Qu’en est-il vraiment ?
Remontons aux principes : l’homme est composé d’une âme et d’un corps. Ainsi, de même qu’un corps fatigué a besoin de repos, de même les facultés de l’âme (intelligence et volonté) ont besoin de se détendre. Lisons saint Thomas d’Aquin : « [...] l’âme, même intellectuelle, se sert de facultés qui agissent par les organes du corps. Or il s’agit de biens sensibles qui sont connaturels à l’homme.
C’est pourquoi, quand l’âme s’élève au-dessus des réalités sensibles pour s’appliquer aux oeuvres de la raison, il en résulte une fatigue psychique [...] » (IIa, IIae, Q168, a2). Et le Docteur Angélique poursuit : « Le repos de l’âme, c’est le plaisir [...]. C’est pourquoi il faut remédier à la fatigue de l’âme en s’accordant quelque plaisir, qui interrompe l’effort de la raison. Dans les Conférences des Pères on peut lire que S. Jean l’Évangéliste, comme certains s’étaient scandalisés de l’avoir trouvé en train de jouer avec ses disciples, demanda à l’un d’eux qui portait un arc de tirer une flèche. Lorsque celui-ci l’eut fait plusieurs fois, il lui demanda s’il pourrait continuer toujours. Le tireur répondit que, s’il continuait toujours, l’arc se briserait. S. Jean fit alors remarquer que, de même, l’esprit de l’homme se briserait s’il ne se relâchait jamais de son application. Ces paroles et actions, où l’on ne recherche que le plaisir de l’âme, s’appellent divertissements ou récréations. Il est donc nécessaire d’en user de temps en temps, comme moyens de donner à l’âme un certain repos. »
Le Docteur Angélique en appelle donc à la vertu d’eutrapélie ou l’habitude de la bonne mesure dans les jeux et le divertissement. Saint Thomas la rattache à la vertu de modestie. De fait, de nombreux saints pratiquaient l’eutrapélie car, dit saint François de Sales : « un saint triste est un triste saint ». Saint Thomas ajoute que « ceux qui refusent le jeu “ne disent jamais de drôleries et rebutent ceux qui en disent”, parce qu’ils n’acceptent pas les jeux modérés des autres. C’est pourquoi ceux-là sont vicieux, et on les appelle “pénibles et mal élevés” selon Aristote.
Néanmoins, pour répondre à la définition d’une vertu, le divertissement doit répondre à des règles précises : ne pas le mettre dans des actes ou des paroles honteuses ou nocives. Cicéron en propose une liste : les plaisanteries grossières, insolentes, déshonorantes et obscènes. Que le divertissement ne soit jamais confondu avec l’ironie dans la mesure où ce dernier blesse fréquemment la charité, la justice et la paix sociale. Qu’il soit convenant vis-à-vis des personnes, du lieu et du temps. Qu’il ait finalement pour principe et pour fin la vertu de Charité.

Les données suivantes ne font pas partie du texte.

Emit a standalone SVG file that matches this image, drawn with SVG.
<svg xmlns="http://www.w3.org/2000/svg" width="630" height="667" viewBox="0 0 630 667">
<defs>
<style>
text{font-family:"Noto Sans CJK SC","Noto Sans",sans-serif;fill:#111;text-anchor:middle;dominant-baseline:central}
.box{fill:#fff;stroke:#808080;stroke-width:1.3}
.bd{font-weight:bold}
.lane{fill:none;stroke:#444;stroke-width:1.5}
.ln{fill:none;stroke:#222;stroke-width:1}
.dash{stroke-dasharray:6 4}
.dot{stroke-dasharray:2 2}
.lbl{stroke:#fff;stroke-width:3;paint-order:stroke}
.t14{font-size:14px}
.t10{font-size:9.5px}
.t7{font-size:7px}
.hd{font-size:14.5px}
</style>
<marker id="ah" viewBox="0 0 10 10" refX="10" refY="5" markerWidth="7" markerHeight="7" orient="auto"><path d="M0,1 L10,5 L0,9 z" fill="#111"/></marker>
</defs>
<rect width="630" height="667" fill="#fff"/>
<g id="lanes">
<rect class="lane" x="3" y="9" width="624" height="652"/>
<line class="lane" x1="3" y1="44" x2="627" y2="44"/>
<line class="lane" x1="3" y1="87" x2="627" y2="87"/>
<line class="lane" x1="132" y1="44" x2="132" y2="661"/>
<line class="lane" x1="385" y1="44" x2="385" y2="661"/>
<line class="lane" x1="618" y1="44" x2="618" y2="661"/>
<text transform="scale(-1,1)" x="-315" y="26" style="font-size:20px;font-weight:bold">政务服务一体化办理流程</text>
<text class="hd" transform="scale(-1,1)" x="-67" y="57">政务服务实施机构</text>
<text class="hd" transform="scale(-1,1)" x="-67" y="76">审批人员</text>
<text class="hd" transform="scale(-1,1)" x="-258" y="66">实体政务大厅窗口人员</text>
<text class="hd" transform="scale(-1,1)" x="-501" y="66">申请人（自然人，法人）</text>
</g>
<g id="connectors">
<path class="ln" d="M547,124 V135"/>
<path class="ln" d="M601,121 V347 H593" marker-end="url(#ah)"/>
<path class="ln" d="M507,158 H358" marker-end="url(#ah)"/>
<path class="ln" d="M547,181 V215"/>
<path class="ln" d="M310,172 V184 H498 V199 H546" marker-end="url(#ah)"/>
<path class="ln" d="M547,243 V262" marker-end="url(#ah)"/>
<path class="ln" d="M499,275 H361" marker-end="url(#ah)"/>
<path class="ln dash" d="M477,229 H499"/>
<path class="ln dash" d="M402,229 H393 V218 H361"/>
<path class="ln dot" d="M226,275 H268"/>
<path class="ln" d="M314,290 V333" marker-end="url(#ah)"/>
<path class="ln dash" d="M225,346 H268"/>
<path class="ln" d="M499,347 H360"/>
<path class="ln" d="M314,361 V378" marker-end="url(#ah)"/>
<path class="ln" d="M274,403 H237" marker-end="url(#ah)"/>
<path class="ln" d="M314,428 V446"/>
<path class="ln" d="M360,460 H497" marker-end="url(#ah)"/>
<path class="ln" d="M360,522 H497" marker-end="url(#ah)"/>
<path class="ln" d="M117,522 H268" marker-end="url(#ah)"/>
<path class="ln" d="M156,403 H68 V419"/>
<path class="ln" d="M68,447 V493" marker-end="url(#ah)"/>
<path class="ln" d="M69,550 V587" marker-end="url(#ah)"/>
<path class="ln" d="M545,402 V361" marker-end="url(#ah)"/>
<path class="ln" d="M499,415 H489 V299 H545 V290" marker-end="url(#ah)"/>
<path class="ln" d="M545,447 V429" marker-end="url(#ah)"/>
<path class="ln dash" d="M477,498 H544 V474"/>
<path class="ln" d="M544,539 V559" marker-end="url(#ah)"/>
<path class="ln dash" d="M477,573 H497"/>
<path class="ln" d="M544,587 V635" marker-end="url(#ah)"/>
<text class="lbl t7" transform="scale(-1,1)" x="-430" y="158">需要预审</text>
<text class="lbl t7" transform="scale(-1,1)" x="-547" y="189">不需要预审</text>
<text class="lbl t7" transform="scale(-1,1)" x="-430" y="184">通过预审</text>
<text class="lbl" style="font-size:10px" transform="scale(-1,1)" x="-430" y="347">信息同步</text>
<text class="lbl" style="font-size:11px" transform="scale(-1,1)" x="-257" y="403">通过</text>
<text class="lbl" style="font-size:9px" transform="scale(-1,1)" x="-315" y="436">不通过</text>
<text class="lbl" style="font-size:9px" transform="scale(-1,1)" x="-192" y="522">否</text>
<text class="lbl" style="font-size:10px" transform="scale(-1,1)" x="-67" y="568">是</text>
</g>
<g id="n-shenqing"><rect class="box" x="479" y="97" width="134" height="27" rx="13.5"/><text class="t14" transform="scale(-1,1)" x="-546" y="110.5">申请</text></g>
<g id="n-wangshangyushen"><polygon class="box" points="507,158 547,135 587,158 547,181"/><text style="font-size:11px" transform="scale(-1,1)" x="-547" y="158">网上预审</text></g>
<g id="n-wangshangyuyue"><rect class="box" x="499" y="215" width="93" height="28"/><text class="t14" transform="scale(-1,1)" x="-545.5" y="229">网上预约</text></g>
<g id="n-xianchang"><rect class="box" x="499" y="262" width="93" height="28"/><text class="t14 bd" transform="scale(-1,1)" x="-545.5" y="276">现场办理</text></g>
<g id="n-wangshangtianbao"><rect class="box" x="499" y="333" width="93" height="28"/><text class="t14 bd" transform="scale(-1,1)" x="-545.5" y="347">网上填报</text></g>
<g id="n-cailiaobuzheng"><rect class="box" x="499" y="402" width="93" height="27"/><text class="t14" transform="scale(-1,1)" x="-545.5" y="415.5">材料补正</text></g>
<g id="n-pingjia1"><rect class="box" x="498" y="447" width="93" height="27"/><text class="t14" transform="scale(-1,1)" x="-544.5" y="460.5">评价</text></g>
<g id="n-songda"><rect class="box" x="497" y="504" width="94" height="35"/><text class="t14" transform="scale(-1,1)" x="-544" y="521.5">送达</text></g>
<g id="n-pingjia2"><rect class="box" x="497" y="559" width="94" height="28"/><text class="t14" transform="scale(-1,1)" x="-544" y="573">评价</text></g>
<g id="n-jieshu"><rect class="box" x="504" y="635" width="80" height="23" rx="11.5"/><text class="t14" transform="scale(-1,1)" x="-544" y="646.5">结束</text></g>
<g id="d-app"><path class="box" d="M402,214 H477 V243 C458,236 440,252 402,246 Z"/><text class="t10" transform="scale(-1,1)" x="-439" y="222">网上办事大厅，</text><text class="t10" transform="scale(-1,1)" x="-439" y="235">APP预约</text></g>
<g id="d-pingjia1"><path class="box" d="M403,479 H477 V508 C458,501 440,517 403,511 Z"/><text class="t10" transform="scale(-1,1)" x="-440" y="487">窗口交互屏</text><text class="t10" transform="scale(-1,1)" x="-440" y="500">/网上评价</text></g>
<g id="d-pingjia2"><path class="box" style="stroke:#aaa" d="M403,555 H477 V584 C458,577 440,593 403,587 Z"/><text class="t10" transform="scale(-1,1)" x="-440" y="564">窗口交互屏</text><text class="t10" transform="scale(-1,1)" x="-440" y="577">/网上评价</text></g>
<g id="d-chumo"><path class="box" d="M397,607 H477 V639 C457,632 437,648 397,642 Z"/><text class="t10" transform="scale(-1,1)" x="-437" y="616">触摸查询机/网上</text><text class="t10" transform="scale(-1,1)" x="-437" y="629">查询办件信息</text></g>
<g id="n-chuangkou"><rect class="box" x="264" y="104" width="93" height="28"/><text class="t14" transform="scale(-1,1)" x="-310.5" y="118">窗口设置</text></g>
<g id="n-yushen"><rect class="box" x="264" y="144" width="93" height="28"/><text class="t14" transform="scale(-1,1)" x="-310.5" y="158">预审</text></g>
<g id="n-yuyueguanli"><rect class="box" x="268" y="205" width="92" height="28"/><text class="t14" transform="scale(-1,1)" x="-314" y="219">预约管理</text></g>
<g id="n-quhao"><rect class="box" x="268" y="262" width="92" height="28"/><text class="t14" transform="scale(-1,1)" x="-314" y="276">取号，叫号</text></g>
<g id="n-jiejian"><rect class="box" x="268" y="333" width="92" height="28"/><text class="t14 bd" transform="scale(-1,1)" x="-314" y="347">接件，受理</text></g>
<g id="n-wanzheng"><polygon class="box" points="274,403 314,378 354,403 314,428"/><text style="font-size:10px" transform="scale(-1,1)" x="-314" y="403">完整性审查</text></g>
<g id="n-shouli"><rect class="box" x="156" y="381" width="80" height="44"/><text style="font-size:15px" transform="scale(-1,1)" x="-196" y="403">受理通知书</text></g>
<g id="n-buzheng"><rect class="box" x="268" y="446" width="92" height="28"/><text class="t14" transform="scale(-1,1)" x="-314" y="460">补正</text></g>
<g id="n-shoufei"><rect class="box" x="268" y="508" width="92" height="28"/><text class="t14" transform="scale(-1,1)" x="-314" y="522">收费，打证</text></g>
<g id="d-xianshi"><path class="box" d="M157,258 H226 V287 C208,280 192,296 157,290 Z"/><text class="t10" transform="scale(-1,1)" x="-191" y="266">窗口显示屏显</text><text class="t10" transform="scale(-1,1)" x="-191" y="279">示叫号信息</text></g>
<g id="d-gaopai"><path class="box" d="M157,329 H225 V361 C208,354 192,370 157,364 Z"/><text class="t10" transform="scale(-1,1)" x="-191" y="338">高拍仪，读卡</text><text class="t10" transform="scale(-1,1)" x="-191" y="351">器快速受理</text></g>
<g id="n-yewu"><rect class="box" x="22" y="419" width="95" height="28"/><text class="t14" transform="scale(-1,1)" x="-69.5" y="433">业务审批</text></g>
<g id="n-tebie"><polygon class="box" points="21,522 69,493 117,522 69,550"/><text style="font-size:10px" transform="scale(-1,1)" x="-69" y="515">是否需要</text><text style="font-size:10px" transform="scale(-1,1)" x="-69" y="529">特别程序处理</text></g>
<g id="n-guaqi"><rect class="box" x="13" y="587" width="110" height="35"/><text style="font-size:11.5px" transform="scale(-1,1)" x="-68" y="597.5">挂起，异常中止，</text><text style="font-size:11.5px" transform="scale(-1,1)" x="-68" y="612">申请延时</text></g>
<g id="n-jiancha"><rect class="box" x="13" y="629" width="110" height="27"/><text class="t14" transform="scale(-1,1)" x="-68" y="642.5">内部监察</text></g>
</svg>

Le divertissement est pour l’âme et pour le corps un repos c’est-à-dire une détente saine et raisonnable grâce à laquelle nous sommes disposés à mieux servir Dieu. Notre Seigneur lui-même, plein de délicatesse, le souhaite pour ses apôtres lorsqu’Il les accueille ainsi à leur retour de mission : « Venez à l’écart dans un endroit désert, et reposez-vous un peu. » (Mc 6:31).
Profitons donc de nos vacances pour exercer cette vertu et l’apprendre à nos enfants en n’oubliant pas de garder nos habitudes de prières et de réception des sacrements.
Nous serons alors bien disposés à servir Notre-Seigneur et la Sainte Église dès la rentrée !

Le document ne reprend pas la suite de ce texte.